Diary Of A Teenage GirlFor example, female directors who make it into the Sundance Film Festival‘s narrative competition (Sundance forms one of the study’s main data sets, which if anything could skew the numbers a little upward as it has a better track record as regards female director representation than many festivals) are just as likely to get distribution coming out of the festival as their male counterparts. So great job, everyone! Equality achieved, so we can all go home, right? Not so fast: the report goes on to prove conclusively that all distribution is not equal. Female-directed films are much more likely to get a deal from a smaller independent distributor with limited promotional resources and a low industry profile, and thus will be shown on fewer screens. And this is despite the fact that critically speaking (insofar as that can be quantified —they use Metacritic in the study), there is little difference between receptions of particular films based on the gender of the director. Which is well, duh to most of us, but it’s nonetheless surprising how prevalent the asinine "maybe men happen to make way better films" argument is, and it’s useful to have a research-backed rejoinder for the days when you’re feeling too polite for the obvious profanity.

This segment strikes me as peculiarly important, because it identifies with pinpoint accuracy the last moment at which any individual woman filmmaker, whatever obstacles she has had to overcome in making her film, is standing on level ground with her male counterpart. It also identifies a precise opportunity for measurable change.

However, it’s not simply about getting the bigger distributors, the mini-majors and specialist components of major studios to pick up female-directed films at the same rate they do male-directed films. A great deal of the report examines the reasons behind current behavior —with the inegalitarian opportunities offered to the female directors of these smaller films being the thin of the wedge, that way further up the line leads directly to the chasm-like disparity between men and women in terms of who gets to direct the big films. This is an aspect that’s getting actively worse, according to this delightful little nugget:

"Female directors of top-grossing films have decreased in the last 13 years, with female helmers clocking in at just 4.1 percent of directors across the 1,300 top movies in this time frame. This calculates into a gender ratio of 23.3 male directors to every 1 female"
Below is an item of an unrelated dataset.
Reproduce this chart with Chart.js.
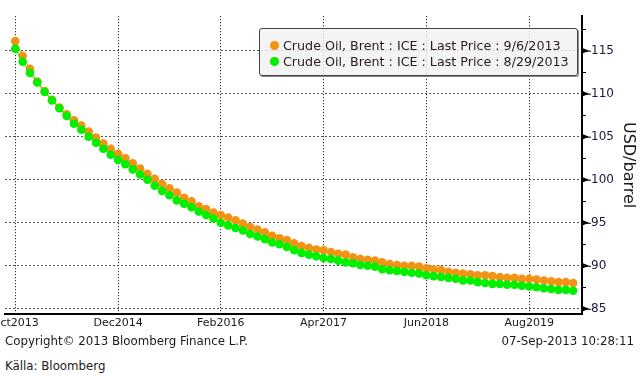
<!DOCTYPE html>
<html>
<head>
<meta charset="utf-8">
<script src="https://cdn.jsdelivr.net/npm/chart.js@4.4.1/dist/chart.umd.min.js"></script>
<style>
  html, body { margin: 0; padding: 0; background: #fff; overflow: hidden; width: 642px; height: 376px; }
  #wrap { position: absolute; left: -40px; top: 0; width: 682px; height: 340px; }
  .txt { position: absolute; font-family: "DejaVu Sans", sans-serif; font-size: 11.8px; color: #1a1a1a; white-space: nowrap; }
  #legend { position: absolute; left: 259px; top: 28px; width: 317px; height: 46px;
            background: rgba(242,242,242,0.82); border: 1px solid #444; border-radius: 3px;
            box-shadow: 1px 1px 0 #888; }
  .lg { position: absolute; left: 23px; font-family: "DejaVu Sans", sans-serif; font-size: 12.7px; color: #2a1a1a; white-space: nowrap; line-height: 15px; }
  .dot { position: absolute; left: -13px; top: 3px; width: 9px; height: 9px; border-radius: 50%; }
</style>
</head>
<body>
<div id="wrap"><canvas id="c" width="682" height="340"></canvas></div>
<div id="legend"></div>
<div class="txt" style="left:5px; top:334px;">Copyright© 2013 Bloomberg Finance L.P.</div>
<div class="txt" style="right:8px; top:334px;">07-Sep-2013 10:28:11</div>
<div class="txt" style="left:5px; top:359px;">Källa: Bloomberg</div>
<script>
// ---- data ----
const months = [
  "Oct2013","Nov2013","Dec2013",
  "Jan2014","Feb2014","Mar2014","Apr2014","May2014","Jun2014","Jul2014","Aug2014","Sep2014","Oct2014","Nov2014","Dec2014",
  "Jan2015","Feb2015","Mar2015","Apr2015","May2015","Jun2015","Jul2015","Aug2015","Sep2015","Oct2015","Nov2015","Dec2015",
  "Jan2016","Feb2016","Mar2016","Apr2016","May2016","Jun2016","Jul2016","Aug2016","Sep2016","Oct2016","Nov2016","Dec2016",
  "Jan2017","Feb2017","Mar2017","Apr2017","May2017","Jun2017","Jul2017","Aug2017","Sep2017","Oct2017","Nov2017","Dec2017",
  "Jan2018","Feb2018","Mar2018","Apr2018","May2018","Jun2018","Jul2018","Aug2018","Sep2018","Oct2018","Nov2018","Dec2018",
  "Jan2019","Feb2019","Mar2019","Apr2019","May2019","Jun2019","Jul2019","Aug2019","Sep2019","Oct2019","Nov2019","Dec2019",
  "Jan2020","Feb2020"
];
const tickLabels = ["Oct2013","Dec2014","Feb2016","Apr2017","Jun2018","Aug2019"];
const yTicks = [85, 90, 95, 100, 105, 110, 115];
const yMinorTicks = [87.5, 92.5, 97.5, 102.5, 107.5, 112.5, 117.5];

const seriesNames = [
  "Crude Oil, Brent : ICE : Last Price : 9/6/2013",
  "Crude Oil, Brent : ICE : Last Price : 8/29/2013"
];
const price_2013_09_06 = [
  116.1,114.4,112.9,111.4,110.3,109.3,108.4,107.6,106.9,106.3,105.6,104.9,104.2,103.6,103.0,
  102.5,101.9,101.3,100.7,100.1,99.5,99.0,98.5,97.9,97.5,96.9,96.6,
  96.2,95.9,95.6,95.3,94.9,94.5,94.2,93.9,93.5,93.2,93.0,92.6,
  92.3,92.1,91.9,91.8,91.6,91.4,91.3,91.0,90.8,90.7,90.6,90.4,
  90.2,90.1,90.0,90.0,89.9,89.7,89.6,89.5,89.3,89.2,89.1,89.0,
  88.9,88.9,88.8,88.7,88.6,88.6,88.5,88.5,88.4,88.3,88.2,88.1,
  88.1,88.0
];
const price_2013_08_29 = [
  115.2,113.7,112.4,111.3,110.2,109.2,108.3,107.4,106.5,105.8,105.0,104.3,103.6,102.9,102.3,
  101.8,101.2,100.6,100.0,99.3,98.7,98.2,97.6,97.2,96.8,96.3,95.9,
  95.5,95.0,94.7,94.4,94.1,93.7,93.4,93.1,92.7,92.5,92.2,91.8,
  91.5,91.3,91.1,90.9,90.8,90.6,90.4,90.3,90.1,90.0,89.9,89.6,
  89.5,89.4,89.3,89.2,89.1,88.9,88.8,88.7,88.6,88.5,88.3,88.3,
  88.1,88.0,87.9,87.9,87.8,87.8,87.7,87.6,87.5,87.4,87.3,87.2,
  87.2,87.1
];
const colors = ["#F39314", "#00F000"];

// ---- legend (HTML) ----
const legendEl = document.getElementById('legend');
seriesNames.forEach((n, i) => {
  const d = document.createElement('div');
  d.className = 'lg';
  d.style.top = (9 + i * 16) + 'px';
  d.innerHTML = '<span class="dot" style="background:' + colors[i] + '"></span>';
  d.appendChild(document.createTextNode(n));
  legendEl.appendChild(d);
});

// ---- chart ----
const toXY = arr => arr.map((v, i) => ({x: i, y: v}));
const FONT = {family: "DejaVu Sans", size: 11};

const yMarks = {
  id: 'yMarks',
  afterDraw(chart) {
    const y = chart.scales.y, ctx = chart.ctx;
    const x0 = y.left + 1;
    ctx.save();
    ctx.fillStyle = '#000'; ctx.strokeStyle = '#000'; ctx.lineWidth = 1;
    yTicks.forEach(v => {
      const py = y.getPixelForValue(v);
      ctx.beginPath();
      ctx.moveTo(x0, py - 2.5); ctx.lineTo(x0 + 6, py); ctx.lineTo(x0, py + 2.5);
      ctx.closePath(); ctx.fill();
      ctx.beginPath(); ctx.moveTo(x0, py + 0.5); ctx.lineTo(x0 + 8, py + 0.5); ctx.stroke();
    });
    yMinorTicks.forEach(v => {
      const py = Math.round(y.getPixelForValue(v)) + 0.5;
      ctx.beginPath(); ctx.moveTo(x0, py); ctx.lineTo(x0 + 3, py); ctx.stroke();
    });
    ctx.restore();
  }
};

new Chart(document.getElementById('c'), {
  type: 'line',
  data: {
    datasets: [
      { label: seriesNames[1], data: toXY(price_2013_08_29), borderColor: colors[1], backgroundColor: colors[1],
        borderWidth: 1, pointRadius: 4.3, pointBorderWidth: 0, pointBackgroundColor: colors[1], tension: 0, clip: false },
      { label: seriesNames[0], data: toXY(price_2013_09_06), borderColor: colors[0], backgroundColor: colors[0],
        borderWidth: 1, pointRadius: 4.3, pointBorderWidth: 0, pointBackgroundColor: colors[0], tension: 0, clip: false }
    ]
  },
  options: {
    responsive: false,
    animation: false,
    events: [],
    layout: { padding: { top: 5, left: 45, right: 0, bottom: 0 } },
    plugins: { legend: { display: false }, tooltip: { enabled: false } },
    scales: {
      x: {
        type: 'linear', position: 'bottom', min: -1.4, max: 77.2,
        afterBuildTicks: s => { s.ticks = tickLabels.map(l => ({ value: months.indexOf(l) })); },
        afterFit: s => { s.height = 26; },
        ticks: { callback: v => months[v] || '', color: '#1a1a1a', font: FONT, padding: 3, maxRotation: 0, autoSkip: false },
        grid: { color: '#000', lineWidth: 1, drawTicks: false },
        border: { display: true, color: '#000', width: 2, dash: [1, 2] }
      },
      y: {
        type: 'linear', position: 'right', min: 84.4, max: 119,
        afterBuildTicks: s => { s.ticks = yTicks.map(v => ({ value: v })); },
        afterFit: s => { s.width = 60; },
        ticks: { callback: v => String(v), color: '#1a1a3a', font: {family: "DejaVu Sans", size: 12}, padding: 9 },
        grid: { color: '#555', lineWidth: 1, drawTicks: false },
        border: { display: true, color: '#000', width: 2, dash: [2, 2] },
        title: { display: true, text: 'USD/barrel', color: '#1a1a1a', font: {family: "DejaVu Sans", size: 16}, padding: { top: 4, bottom: 0 } }
      }
    }
  },
  plugins: [yMarks]
});
</script>
</body>
</html>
Pitch Perfect 2 Elizabeth Banks

So why is this? These are the parts of the report most likely to induce rage or a kind of vertiginous dizziness from their sheer circularity. Women directors are associated with certain genres (comedy, drama and/or romance), which are not regarded as the most commercially viable. Women are also regarded as more likely to direct female-led films, and since the first (largely untested but accepted as Gospel) law of blockbusterdom is that in order to make serious coin you cannot have a female lead, there’s no reason to let a double-x chromosome anywhere near a tentpole (God, so many reasons why "Wonder Woman" has to be good) .
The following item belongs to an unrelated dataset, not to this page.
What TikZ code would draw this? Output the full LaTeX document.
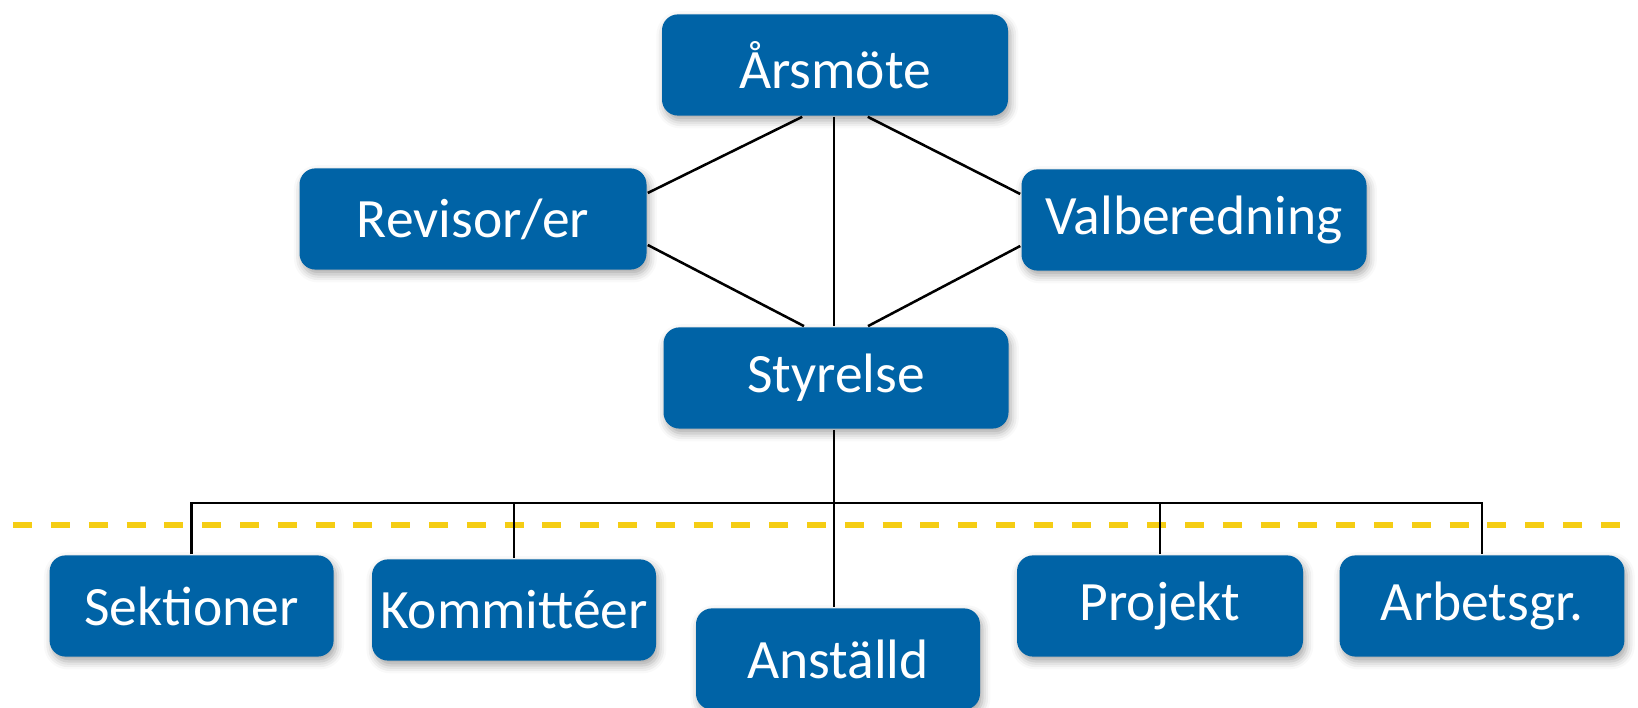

Yet the study goes some way towards blowing all that guff and false logic apart to show that even after accounting for the systemic inequality of access to the kinds of films that are deemed relevant experience for a tentpole gig, the playing field is still not level. So while women seldom direct films in the blockbusteriest "action" or "comic book" genres, which are typically categorized "male" in terms of leading characters and perceived target audience, even when female directors have highly applicable genre experience, as with comedies, dramas or romances, they are still seldom given the high-profile opportunites to direct those genres, even when those comedies/drama/romances feature a leading female. And that’s not even getting into the exceptions to the "women don’t do action" rule (those women who’ve bucked all the above trends and obstacles to turn in action films yet are still not automatically considered for bigger gigs like their male counterparts), or pointing out that characterizing women as "unable" to do something which they’ve never, in general, had the opportunity to do is a closed loop.

But then, do the laydeez even want to risk breaking a nail directing big films? Do they even want that kind of pressure and financial responsibility? Amazingly, 25% of the study’s industry interviewees cited female directors’ "lack of ambition" as a contributing factor to their being passed over for the big jobs. However "when asked directly about their ambitions, nearly half of female directors articulated an interest in action or larger-budgeted films." Which is probably not that far off the equivalent percentage for male filmmakers —the difference being that they might actually get the opportunities to fulfill those ambitions.

Neighbors

And so the study comes to the kicker: 12% of respondents simply doubt women’s competence, suggesting they “’can’t handle’ certain types of films or aspects of production, such as commanding a large crew." If it weren’t such a gendered response, I’d suggest this statistic could make me cry. Because 12% might not seem like such a lot, but that’s one in ten, and the respondents are gatekeepers, opinion formers and dealmakers. And it’s one in ten who were honest enough to suggest they harbored these doubts —who knows how many more were (rightly) ashamed enough of this type of opinion to keep it to themselves? It certainly feels like a prevalent if minority view, and one that must surely contribute to this final, kick-in-the-stomach stat: of the female filmmakers interviewed who did express an ambition to direct big-budget films, more than 60% of them said actively pursuing that ambition was futile, as they would not be considered for those jobs.

So essentially the report suggests a continuum of ingrained attitude, second guessing, unexamined action, default thinking and unsubstantiated assumption on the part of everyone from industry power brokers to audiences (in their actual and perceived behavior) to filmmakers themselves (in the projects, genres and leading characters they choose, and in the tendency to self-censor in advance of probable rejection), that keeps female directors trapped in a closed circuit and marginalized from mainstream success. And part of the issue with the underrepresentation of women in directing is that it’s like a game of whack-a-mole —even if you address one of these many aspects, three more pop up and a Greek chorus of voices will immediately chime in to suggest that well yes it’s all very well you did X, but what about Y and Z and A through W?

So the answer is either to do nothing or to see every aspect of the problem as part of a continuum that needs to be rushed from all sides at once. To welcome non-discriminatingly any advance, no matter how slight, on any of these fronts, whether it’s Meryl Streep‘s screenwriting lab for women over 40, Rose Byrne launching an all-female production company, or Patty Jenkins‘ landing  "Wonder Woman" after Michelle MacLaren‘s departure, or every dollar that female-fronted studio films like "Spy" and "Trainwreck" (review here) make at the 2015 box office, which goes double for the Elizabeth Banks-directed "Pitch Perfect 2" and Anne Fletcher‘s upcoming action/comedy "Hot Pursuit." Because that is what is so starkly illuminated in the Female Filmmakers Initiative report: the chase-your-tail issue of the under-representation of women in the director’s chair for blockbuster films is a self-perpetuating circle all the more vicious for seeming so impregnable, and the only way to breach a circle is to crush it from the outside in.